- Records for this exercise
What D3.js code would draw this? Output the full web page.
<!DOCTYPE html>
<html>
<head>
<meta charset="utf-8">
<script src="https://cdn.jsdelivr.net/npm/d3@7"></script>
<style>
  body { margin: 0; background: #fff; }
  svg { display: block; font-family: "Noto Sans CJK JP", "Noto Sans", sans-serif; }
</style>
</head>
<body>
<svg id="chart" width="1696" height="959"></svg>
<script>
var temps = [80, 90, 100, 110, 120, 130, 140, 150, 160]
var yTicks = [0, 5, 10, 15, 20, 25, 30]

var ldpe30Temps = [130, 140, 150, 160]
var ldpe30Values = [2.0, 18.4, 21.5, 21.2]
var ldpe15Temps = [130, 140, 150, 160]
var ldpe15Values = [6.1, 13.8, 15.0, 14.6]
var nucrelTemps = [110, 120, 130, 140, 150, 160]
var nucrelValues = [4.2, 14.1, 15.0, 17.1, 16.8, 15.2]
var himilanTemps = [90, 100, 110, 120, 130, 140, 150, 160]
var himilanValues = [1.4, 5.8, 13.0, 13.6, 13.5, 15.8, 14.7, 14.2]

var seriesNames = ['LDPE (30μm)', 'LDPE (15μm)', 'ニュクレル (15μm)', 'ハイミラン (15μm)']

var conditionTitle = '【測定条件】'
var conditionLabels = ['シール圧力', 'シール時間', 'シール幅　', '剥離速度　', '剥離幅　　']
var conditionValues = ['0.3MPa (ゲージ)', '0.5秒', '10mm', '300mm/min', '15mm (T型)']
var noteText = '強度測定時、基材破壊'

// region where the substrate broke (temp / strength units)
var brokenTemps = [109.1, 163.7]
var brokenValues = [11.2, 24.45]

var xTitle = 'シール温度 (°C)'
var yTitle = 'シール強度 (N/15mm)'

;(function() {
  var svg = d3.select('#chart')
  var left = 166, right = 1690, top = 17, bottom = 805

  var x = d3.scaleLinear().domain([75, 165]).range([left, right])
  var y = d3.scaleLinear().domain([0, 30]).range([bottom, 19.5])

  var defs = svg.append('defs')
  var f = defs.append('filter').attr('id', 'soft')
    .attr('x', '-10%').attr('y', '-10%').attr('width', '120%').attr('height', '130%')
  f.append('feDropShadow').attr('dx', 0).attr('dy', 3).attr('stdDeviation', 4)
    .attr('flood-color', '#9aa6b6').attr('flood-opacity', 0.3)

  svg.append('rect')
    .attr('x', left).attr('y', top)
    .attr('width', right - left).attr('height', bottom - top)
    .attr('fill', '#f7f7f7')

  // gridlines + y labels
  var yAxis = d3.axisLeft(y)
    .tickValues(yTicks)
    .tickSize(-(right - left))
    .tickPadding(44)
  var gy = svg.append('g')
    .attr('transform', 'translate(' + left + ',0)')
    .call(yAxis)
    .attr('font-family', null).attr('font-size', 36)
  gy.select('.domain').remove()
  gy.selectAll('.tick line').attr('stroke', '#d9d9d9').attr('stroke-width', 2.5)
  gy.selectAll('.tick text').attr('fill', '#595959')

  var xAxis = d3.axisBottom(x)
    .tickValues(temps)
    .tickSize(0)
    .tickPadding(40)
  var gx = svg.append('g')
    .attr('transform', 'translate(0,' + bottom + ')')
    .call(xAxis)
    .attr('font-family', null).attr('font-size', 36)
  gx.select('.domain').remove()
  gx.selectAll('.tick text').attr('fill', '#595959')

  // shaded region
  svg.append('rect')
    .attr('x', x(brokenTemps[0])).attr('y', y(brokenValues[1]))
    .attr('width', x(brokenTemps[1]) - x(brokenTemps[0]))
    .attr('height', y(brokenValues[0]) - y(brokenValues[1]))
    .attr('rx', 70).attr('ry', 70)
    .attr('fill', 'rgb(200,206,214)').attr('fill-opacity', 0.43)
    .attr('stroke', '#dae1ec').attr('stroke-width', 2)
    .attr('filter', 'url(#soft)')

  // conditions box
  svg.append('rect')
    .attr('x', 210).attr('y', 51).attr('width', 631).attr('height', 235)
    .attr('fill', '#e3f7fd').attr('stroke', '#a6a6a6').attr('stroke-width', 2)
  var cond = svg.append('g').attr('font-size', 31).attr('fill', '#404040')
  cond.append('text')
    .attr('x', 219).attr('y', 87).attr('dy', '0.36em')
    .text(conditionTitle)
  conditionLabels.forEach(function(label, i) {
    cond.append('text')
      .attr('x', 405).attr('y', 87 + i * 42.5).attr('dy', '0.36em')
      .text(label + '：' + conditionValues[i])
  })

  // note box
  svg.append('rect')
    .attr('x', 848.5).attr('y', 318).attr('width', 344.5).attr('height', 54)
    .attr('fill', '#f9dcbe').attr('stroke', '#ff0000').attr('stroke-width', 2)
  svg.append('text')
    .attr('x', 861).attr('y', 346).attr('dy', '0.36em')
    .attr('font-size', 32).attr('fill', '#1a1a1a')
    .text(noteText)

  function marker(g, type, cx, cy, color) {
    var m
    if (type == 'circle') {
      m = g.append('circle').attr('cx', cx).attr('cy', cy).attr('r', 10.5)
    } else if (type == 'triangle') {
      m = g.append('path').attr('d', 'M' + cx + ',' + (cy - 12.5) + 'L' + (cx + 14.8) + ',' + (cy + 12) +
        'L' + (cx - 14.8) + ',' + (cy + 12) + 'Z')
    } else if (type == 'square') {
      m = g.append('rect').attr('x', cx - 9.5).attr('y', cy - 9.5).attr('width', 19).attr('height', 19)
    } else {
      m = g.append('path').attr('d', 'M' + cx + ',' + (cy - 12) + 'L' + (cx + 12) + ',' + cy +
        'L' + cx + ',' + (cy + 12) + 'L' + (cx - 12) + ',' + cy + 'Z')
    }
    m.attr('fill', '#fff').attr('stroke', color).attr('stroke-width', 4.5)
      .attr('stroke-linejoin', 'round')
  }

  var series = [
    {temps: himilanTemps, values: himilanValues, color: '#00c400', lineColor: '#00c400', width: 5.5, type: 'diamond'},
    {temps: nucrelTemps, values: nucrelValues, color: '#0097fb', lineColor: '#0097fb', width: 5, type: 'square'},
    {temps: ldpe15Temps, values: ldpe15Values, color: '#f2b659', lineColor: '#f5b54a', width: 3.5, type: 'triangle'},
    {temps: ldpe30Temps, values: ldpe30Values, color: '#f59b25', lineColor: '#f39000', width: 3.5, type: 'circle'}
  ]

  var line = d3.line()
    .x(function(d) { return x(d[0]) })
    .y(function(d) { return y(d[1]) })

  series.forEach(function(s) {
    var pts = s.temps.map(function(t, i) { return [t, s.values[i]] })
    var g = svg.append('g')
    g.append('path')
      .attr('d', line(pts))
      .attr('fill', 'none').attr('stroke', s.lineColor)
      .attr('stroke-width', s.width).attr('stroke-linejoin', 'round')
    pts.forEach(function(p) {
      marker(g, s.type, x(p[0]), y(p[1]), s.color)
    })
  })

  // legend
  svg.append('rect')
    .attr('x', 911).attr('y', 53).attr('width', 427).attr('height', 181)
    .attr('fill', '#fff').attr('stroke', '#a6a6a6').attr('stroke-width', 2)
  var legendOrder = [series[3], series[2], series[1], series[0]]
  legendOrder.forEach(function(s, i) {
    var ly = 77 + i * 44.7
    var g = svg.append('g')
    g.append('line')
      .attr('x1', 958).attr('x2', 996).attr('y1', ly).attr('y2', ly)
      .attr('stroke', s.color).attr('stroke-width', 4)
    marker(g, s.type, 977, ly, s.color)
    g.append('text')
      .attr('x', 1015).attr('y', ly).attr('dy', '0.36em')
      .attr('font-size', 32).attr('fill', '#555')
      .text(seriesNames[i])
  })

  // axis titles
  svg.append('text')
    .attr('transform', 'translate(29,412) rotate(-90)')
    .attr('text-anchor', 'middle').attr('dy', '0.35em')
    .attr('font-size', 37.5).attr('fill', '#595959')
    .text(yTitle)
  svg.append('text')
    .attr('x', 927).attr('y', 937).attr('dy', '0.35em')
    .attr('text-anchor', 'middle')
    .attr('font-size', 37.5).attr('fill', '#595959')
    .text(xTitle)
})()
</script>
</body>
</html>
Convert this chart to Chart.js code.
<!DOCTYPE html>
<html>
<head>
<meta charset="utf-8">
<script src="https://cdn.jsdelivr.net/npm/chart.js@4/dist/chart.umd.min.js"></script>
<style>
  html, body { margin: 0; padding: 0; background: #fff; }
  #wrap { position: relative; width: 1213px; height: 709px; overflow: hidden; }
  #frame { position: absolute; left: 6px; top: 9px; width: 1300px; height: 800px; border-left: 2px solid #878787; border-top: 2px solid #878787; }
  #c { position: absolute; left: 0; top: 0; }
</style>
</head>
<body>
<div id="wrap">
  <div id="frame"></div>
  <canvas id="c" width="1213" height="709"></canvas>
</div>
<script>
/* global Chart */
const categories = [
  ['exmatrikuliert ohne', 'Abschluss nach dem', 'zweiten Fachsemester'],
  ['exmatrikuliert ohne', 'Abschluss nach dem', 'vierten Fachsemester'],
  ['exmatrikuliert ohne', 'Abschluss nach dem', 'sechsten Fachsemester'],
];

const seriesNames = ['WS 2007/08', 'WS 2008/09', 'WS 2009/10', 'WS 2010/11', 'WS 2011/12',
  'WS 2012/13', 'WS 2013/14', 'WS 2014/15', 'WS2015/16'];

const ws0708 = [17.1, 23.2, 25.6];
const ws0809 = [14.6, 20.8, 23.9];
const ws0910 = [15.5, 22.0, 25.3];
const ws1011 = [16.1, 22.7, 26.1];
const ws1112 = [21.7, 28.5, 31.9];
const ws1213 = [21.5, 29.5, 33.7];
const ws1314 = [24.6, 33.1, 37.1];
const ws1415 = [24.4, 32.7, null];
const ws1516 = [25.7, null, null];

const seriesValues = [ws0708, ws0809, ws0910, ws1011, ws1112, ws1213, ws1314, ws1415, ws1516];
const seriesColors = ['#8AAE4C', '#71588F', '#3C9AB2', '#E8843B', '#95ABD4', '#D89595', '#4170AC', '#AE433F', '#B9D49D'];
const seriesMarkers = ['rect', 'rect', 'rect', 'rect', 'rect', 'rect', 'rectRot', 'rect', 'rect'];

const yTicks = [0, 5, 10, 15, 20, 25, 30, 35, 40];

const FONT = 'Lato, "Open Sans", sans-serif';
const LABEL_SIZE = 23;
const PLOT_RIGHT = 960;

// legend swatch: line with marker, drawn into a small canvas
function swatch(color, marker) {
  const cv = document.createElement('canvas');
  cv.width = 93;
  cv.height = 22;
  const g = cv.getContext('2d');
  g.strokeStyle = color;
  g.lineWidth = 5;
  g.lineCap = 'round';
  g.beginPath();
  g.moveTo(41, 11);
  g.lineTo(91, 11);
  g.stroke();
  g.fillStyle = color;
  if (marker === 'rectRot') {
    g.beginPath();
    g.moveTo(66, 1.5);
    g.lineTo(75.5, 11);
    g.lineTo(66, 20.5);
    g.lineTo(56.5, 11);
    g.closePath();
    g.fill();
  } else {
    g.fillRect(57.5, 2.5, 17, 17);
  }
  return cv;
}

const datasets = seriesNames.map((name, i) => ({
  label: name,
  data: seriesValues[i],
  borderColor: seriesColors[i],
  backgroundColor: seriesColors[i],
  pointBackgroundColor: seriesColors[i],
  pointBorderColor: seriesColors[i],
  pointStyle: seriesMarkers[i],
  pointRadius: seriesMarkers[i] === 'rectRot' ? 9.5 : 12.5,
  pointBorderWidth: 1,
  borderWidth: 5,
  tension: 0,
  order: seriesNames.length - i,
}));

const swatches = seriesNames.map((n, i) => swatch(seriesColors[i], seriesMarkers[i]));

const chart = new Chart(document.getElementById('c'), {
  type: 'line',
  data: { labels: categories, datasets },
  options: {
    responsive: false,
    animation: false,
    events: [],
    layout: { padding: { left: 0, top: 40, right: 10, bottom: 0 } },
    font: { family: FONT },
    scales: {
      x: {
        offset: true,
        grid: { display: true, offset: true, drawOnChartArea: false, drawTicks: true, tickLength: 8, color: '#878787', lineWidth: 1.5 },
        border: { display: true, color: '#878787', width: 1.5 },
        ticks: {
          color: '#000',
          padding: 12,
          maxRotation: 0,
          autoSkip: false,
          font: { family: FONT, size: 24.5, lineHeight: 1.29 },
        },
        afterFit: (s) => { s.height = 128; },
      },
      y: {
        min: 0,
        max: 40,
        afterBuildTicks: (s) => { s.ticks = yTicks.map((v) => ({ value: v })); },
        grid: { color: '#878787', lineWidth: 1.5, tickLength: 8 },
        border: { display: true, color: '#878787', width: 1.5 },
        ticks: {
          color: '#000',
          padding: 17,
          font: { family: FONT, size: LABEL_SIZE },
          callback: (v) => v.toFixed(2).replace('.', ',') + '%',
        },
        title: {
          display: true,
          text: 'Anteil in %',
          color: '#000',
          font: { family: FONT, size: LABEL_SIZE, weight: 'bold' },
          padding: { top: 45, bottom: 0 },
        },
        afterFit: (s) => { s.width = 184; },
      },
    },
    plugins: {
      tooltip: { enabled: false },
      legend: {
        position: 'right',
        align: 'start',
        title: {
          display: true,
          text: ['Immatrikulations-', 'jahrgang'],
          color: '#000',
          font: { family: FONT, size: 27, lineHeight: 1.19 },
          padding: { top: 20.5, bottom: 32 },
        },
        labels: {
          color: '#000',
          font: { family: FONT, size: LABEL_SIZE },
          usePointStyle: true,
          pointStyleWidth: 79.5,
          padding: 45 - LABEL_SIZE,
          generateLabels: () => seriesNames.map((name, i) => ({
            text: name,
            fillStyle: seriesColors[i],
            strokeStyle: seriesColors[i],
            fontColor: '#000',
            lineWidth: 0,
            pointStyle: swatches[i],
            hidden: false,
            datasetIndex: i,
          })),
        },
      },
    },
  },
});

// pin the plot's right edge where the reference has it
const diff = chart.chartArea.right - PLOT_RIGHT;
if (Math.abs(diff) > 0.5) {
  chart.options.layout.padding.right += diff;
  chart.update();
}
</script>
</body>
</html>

- The request
Begin with the first line of the data above and, please, print each line exactly until you have printed the line containing "var yTicks = [0, 5, 10, 15, 20, 25, 30]"; print nothing else.

- Output of the exercise
What D3.js code would draw this? Output the full web page.
<!DOCTYPE html>
<html>
<head>
<meta charset="utf-8">
<script src="https://cdn.jsdelivr.net/npm/d3@7"></script>
<style>
  body { margin: 0; background: #fff; }
  svg { display: block; font-family: "Noto Sans CJK JP", "Noto Sans", sans-serif; }
</style>
</head>
<body>
<svg id="chart" width="1696" height="959"></svg>
<script>
var temps = [80, 90, 100, 110, 120, 130, 140, 150, 160]
var yTicks = [0, 5, 10, 15, 20, 25, 30]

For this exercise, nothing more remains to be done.